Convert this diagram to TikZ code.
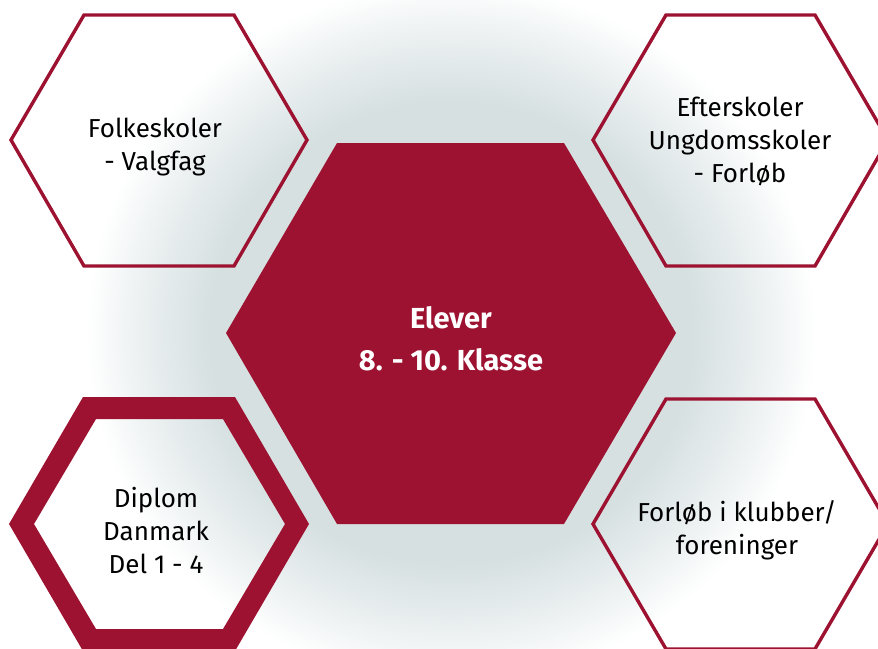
\documentclass[tikz,border=0pt]{standalone}
\usepackage{fontspec}
\setmainfont{Fira Sans}
\definecolor{hexred}{HTML}{9C1230}
\definecolor{glowc}{HTML}{D6E0E1}
\definecolor{glowm}{HTML}{EAEFF0}
\pgfdeclareradialshading{glow}{\pgfpoint{0bp}{0bp}}{color(0bp)=(glowc); color(16.5bp)=(glowc); color(21bp)=(glowm); color(25bp)=(white); color(50bp)=(white)}
\begin{document}
\begin{tikzpicture}[x=1pt,y=-1pt,
  lbl/.style={align=center, font=\fontsize{26}{33}\selectfont, text=black, inner sep=0pt},
  mainlbl/.style={align=center, font=\fontsize{29}{42}\selectfont\bfseries, text=white, inner sep=0pt},
  hexline/.style={draw=hexred, line width=3.4pt, line join=miter}]
\useasboundingbox (0,0) rectangle (878,648);
\clip (0,0) rectangle (878,648);
\fill[white] (0,0) rectangle (878,648);
\shade[shading=glow] (451,333) ellipse [x radius=365pt, y radius=350pt];
% central hexagon
\fill[hexred] (226,333) -- (337,143) -- (564,143) -- (676,333) -- (564,524) -- (337,524) -- cycle;
% top-left
\draw[hexline] (11,140) -- (84,15) -- (234,15) -- (307,140) -- (234,266) -- (84,266) -- cycle;
% top-right
\draw[hexline] (593,140) -- (666,15) -- (815,15) -- (888,140) -- (815,266) -- (666,266) -- cycle;
% bottom-right
\draw[hexline] (593,524) -- (666,399) -- (815,399) -- (888,524) -- (815,649) -- (666,649) -- cycle;
% bottom-left thick
\fill[hexred, even odd rule]
  (9,524) -- (83,397) -- (235,397) -- (309,524) -- (235,651) -- (83,651) -- cycle
  (34,524) -- (96,419) -- (223,419) -- (285,524) -- (223,629) -- (96,629) -- cycle;
% texts
\node[mainlbl] (center) at (451,339) {Elever\\8. - 10. Klasse};
\node[lbl] (folk) at (155,147) {Folkeskoler\\- Valgfag};
\node[lbl] (efter) at (740,141) {Efterskoler\\Ungdomsskoler\\- Forløb};
\node[lbl] (diplom) at (156,531) {Diplom\\Danmark\\Del 1 - 4};
\node[lbl] (klub) at (737,530) {Forløb i klubber/\\foreninger};
\end{tikzpicture}
\end{document}
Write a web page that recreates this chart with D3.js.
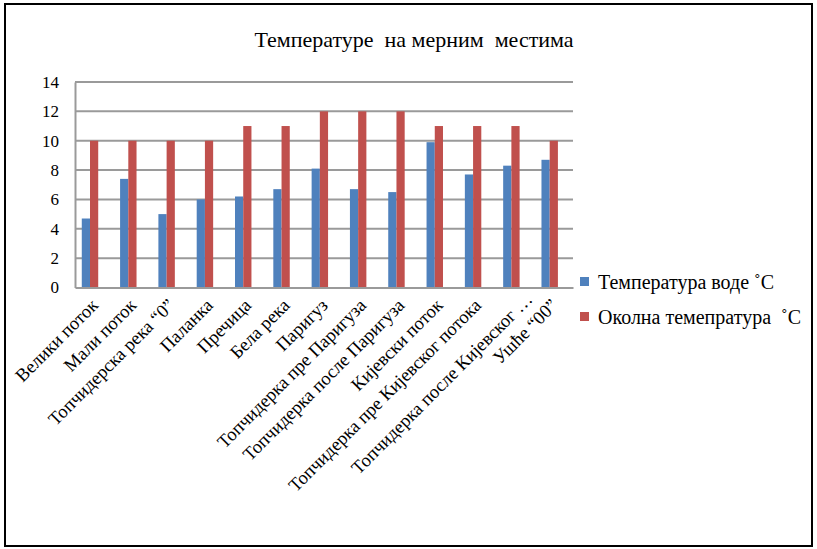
<!DOCTYPE html>
<html><head><meta charset="utf-8">
<script src="https://cdn.jsdelivr.net/npm/d3@7"></script>
<style>
html,body{margin:0;padding:0;background:#fff;}
svg{display:block;}
text{font-family:"Liberation Serif","Times New Roman",serif;fill:#000;}
</style></head>
<body>
<script>
const categories = ["Велики поток","Мали поток","Топчидерска река “0”","Паланка","Пречица","Бела река","Паригуз","Топчидерка пре Паригуза","Топчидерка после Паригуза","Кијевски поток","Топчидерка пре Кијевског потока","Топчидерка после Кијевског …","Ушће “00”"];
const waterTemp = [4.7,7.4,5.0,6.0,6.2,6.7,8.1,6.7,6.5,9.9,7.7,8.3,8.7];
const airTemp = [10,10,10,10,11,11,12,12,12,11,11,11,10];
const seriesNames = ["Температура воде ˚C","Околна темепратура  ˚C"];
const seriesColors = ["#4F81BD","#C0504D"];
const yTicks = [0,2,4,6,8,10,12,14];
const title = "Температуре  на мерним  местима";

const W = 817, H = 549;
const svg = d3.select("body").append("svg").attr("width",W).attr("height",H);
svg.append("rect").attr("x",5).attr("y",4).attr("width",807).attr("height",542)
  .attr("fill","#fff").attr("stroke","#000").attr("stroke-width",2);

const plot = {left:75, right:573, top:82, bottom:287.5};
const x = d3.scaleBand().domain(categories).range([plot.left, plot.right]).padding(0);
const y = d3.scaleLinear().domain([0,14]).range([plot.bottom, plot.top]);
const inner = d3.scaleBand().domain(seriesNames).range([0, x.bandwidth()])
  .paddingInner(0).paddingOuter(1.33).align(0.31);

svg.append("text").attr("x",414).attr("y",47).attr("text-anchor","middle")
  .style("font-size","22px").style("white-space","pre").text(title);

// gridlines
svg.append("g").selectAll("line").data(yTicks.filter(d=>d>0)).join("line")
  .attr("x1",plot.left).attr("x2",plot.right)
  .attr("y1",d=>y(d)).attr("y2",d=>y(d))
  .attr("stroke","#9a9a9a").attr("stroke-width",2);

// y axis
const yAxis = svg.append("g").attr("transform",`translate(${plot.left},0)`)
  .call(d3.axisLeft(y).tickValues(yTicks).tickSize(0).tickPadding(16));
yAxis.select(".domain").attr("stroke","#9a9a9a").attr("stroke-width",2);
yAxis.selectAll("text").style("font-size","17px").style("font-family","Liberation Serif, serif");

// bars
const data = categories.map((c,i)=>({cat:c, vals:[waterTemp[i], airTemp[i]]}));
const groups = svg.append("g").selectAll("g").data(data).join("g")
  .attr("transform",d=>`translate(${x(d.cat)},0)`);
groups.selectAll("rect").data(d=>d.vals.map((v,j)=>({v, s:seriesNames[j], c:seriesColors[j]})))
  .join("rect")
  .attr("x",d=>inner(d.s)).attr("width",inner.bandwidth())
  .attr("y",d=>y(d.v)).attr("height",d=>y(0)-y(d.v))
  .attr("fill",d=>d.c);

// x axis
const xAxis = svg.append("g").attr("transform",`translate(0,${plot.bottom})`)
  .call(d3.axisBottom(x).tickSize(0).tickPadding(0));
xAxis.select(".domain").attr("stroke","#9a9a9a").attr("stroke-width",2);
xAxis.selectAll("text").style("font-size","18.5px").style("font-family","Liberation Serif, serif")
  .attr("text-anchor","end").attr("dy","0")
  .attr("transform",d=> d.endsWith("…") ? "translate(18,13) rotate(-45)" : "translate(5,19) rotate(-45)");

// legend
const leg = svg.append("g").selectAll("g").data(seriesNames).join("g")
  .attr("transform",(d,i)=>`translate(580,${277+i*35})`);
leg.append("rect").attr("width",9).attr("height",9).attr("fill",(d,i)=>seriesColors[i]);
leg.append("text").attr("x",18).attr("y",12).style("font-size","20px").style("white-space","pre").text(d=>d);
</script>
</body></html>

Direction: Copy all the lines of data exactly as they appear, dropping any images.

Output of the task:
Convert this diagram to TikZ code.
\documentclass[tikz,border=0pt]{standalone}
\usepackage{fontspec}
\setmainfont{Fira Sans}
\definecolor{hexred}{HTML}{9C1230}
\definecolor{glowc}{HTML}{D6E0E1}
\definecolor{glowm}{HTML}{EAEFF0}
\pgfdeclareradialshading{glow}{\pgfpoint{0bp}{0bp}}{color(0bp)=(glowc); color(16.5bp)=(glowc); color(21bp)=(glowm); color(25bp)=(white); color(50bp)=(white)}
\begin{document}
\begin{tikzpicture}[x=1pt,y=-1pt,
  lbl/.style={align=center, font=\fontsize{26}{33}\selectfont, text=black, inner sep=0pt},
  mainlbl/.style={align=center, font=\fontsize{29}{42}\selectfont\bfseries, text=white, inner sep=0pt},
  hexline/.style={draw=hexred, line width=3.4pt, line join=miter}]
\useasboundingbox (0,0) rectangle (878,648);
\clip (0,0) rectangle (878,648);
\fill[white] (0,0) rectangle (878,648);
\shade[shading=glow] (451,333) ellipse [x radius=365pt, y radius=350pt];
% central hexagon
\fill[hexred] (226,333) -- (337,143) -- (564,143) -- (676,333) -- (564,524) -- (337,524) -- cycle;
% top-left
\draw[hexline] (11,140) -- (84,15) -- (234,15) -- (307,140) -- (234,266) -- (84,266) -- cycle;
% top-right
\draw[hexline] (593,140) -- (666,15) -- (815,15) -- (888,140) -- (815,266) -- (666,266) -- cycle;
% bottom-right
\draw[hexline] (593,524) -- (666,399) -- (815,399) -- (888,524) -- (815,649) -- (666,649) -- cycle;
% bottom-left thick
\fill[hexred, even odd rule]
  (9,524) -- (83,397) -- (235,397) -- (309,524) -- (235,651) -- (83,651) -- cycle
  (34,524) -- (96,419) -- (223,419) -- (285,524) -- (223,629) -- (96,629) -- cycle;
% texts
\node[mainlbl] (center) at (451,339) {Elever\\8. - 10. Klasse};
\node[lbl] (folk) at (155,147) {Folkeskoler\\- Valgfag};
\node[lbl] (efter) at (740,141) {Efterskoler\\Ungdomsskoler\\- Forløb};
\node[lbl] (diplom) at (156,531) {Diplom\\Danmark\\Del 1 - 4};
\node[lbl] (klub) at (737,530) {Forløb i klubber/\\foreninger};
\end{tikzpicture}
\end{document}
Write a web page that recreates this chart with D3.js.
<!DOCTYPE html>
<html><head><meta charset="utf-8">
<script src="https://cdn.jsdelivr.net/npm/d3@7"></script>
<style>
html,body{margin:0;padding:0;background:#fff;}
svg{display:block;}
text{font-family:"Liberation Serif","Times New Roman",serif;fill:#000;}
</style></head>
<body>
<script>
const categories = ["Велики поток","Мали поток","Топчидерска река “0”","Паланка","Пречица","Бела река","Паригуз","Топчидерка пре Паригуза","Топчидерка после Паригуза","Кијевски поток","Топчидерка пре Кијевског потока","Топчидерка после Кијевског …","Ушће “00”"];
const waterTemp = [4.7,7.4,5.0,6.0,6.2,6.7,8.1,6.7,6.5,9.9,7.7,8.3,8.7];
const airTemp = [10,10,10,10,11,11,12,12,12,11,11,11,10];
const seriesNames = ["Температура воде ˚C","Околна темепратура  ˚C"];
const seriesColors = ["#4F81BD","#C0504D"];
const yTicks = [0,2,4,6,8,10,12,14];
const title = "Температуре  на мерним  местима";

const W = 817, H = 549;
const svg = d3.select("body").append("svg").attr("width",W).attr("height",H);
svg.append("rect").attr("x",5).attr("y",4).attr("width",807).attr("height",542)
  .attr("fill","#fff").attr("stroke","#000").attr("stroke-width",2);

const plot = {left:75, right:573, top:82, bottom:287.5};
const x = d3.scaleBand().domain(categories).range([plot.left, plot.right]).padding(0);
const y = d3.scaleLinear().domain([0,14]).range([plot.bottom, plot.top]);
const inner = d3.scaleBand().domain(seriesNames).range([0, x.bandwidth()])
  .paddingInner(0).paddingOuter(1.33).align(0.31);

svg.append("text").attr("x",414).attr("y",47).attr("text-anchor","middle")
  .style("font-size","22px").style("white-space","pre").text(title);

// gridlines
svg.append("g").selectAll("line").data(yTicks.filter(d=>d>0)).join("line")
  .attr("x1",plot.left).attr("x2",plot.right)
  .attr("y1",d=>y(d)).attr("y2",d=>y(d))
  .attr("stroke","#9a9a9a").attr("stroke-width",2);

// y axis
const yAxis = svg.append("g").attr("transform",`translate(${plot.left},0)`)
  .call(d3.axisLeft(y).tickValues(yTicks).tickSize(0).tickPadding(16));
yAxis.select(".domain").attr("stroke","#9a9a9a").attr("stroke-width",2);
yAxis.selectAll("text").style("font-size","17px").style("font-family","Liberation Serif, serif");

// bars
const data = categories.map((c,i)=>({cat:c, vals:[waterTemp[i], airTemp[i]]}));
const groups = svg.append("g").selectAll("g").data(data).join("g")
  .attr("transform",d=>`translate(${x(d.cat)},0)`);
groups.selectAll("rect").data(d=>d.vals.map((v,j)=>({v, s:seriesNames[j], c:seriesColors[j]})))
  .join("rect")
  .attr("x",d=>inner(d.s)).attr("width",inner.bandwidth())
  .attr("y",d=>y(d.v)).attr("height",d=>y(0)-y(d.v))
  .attr("fill",d=>d.c);

// x axis
const xAxis = svg.append("g").attr("transform",`translate(0,${plot.bottom})`)
  .call(d3.axisBottom(x).tickSize(0).tickPadding(0));
xAxis.select(".domain").attr("stroke","#9a9a9a").attr("stroke-width",2);
xAxis.selectAll("text").style("font-size","18.5px").style("font-family","Liberation Serif, serif")
  .attr("text-anchor","end").attr("dy","0")
  .attr("transform",d=> d.endsWith("…") ? "translate(18,13) rotate(-45)" : "translate(5,19) rotate(-45)");

// legend
const leg = svg.append("g").selectAll("g").data(seriesNames).join("g")
  .attr("transform",(d,i)=>`translate(580,${277+i*35})`);
leg.append("rect").attr("width",9).attr("height",9).attr("fill",(d,i)=>seriesColors[i]);
leg.append("text").attr("x",18).attr("y",12).style("font-size","20px").style("white-space","pre").text(d=>d);
</script>
</body></html>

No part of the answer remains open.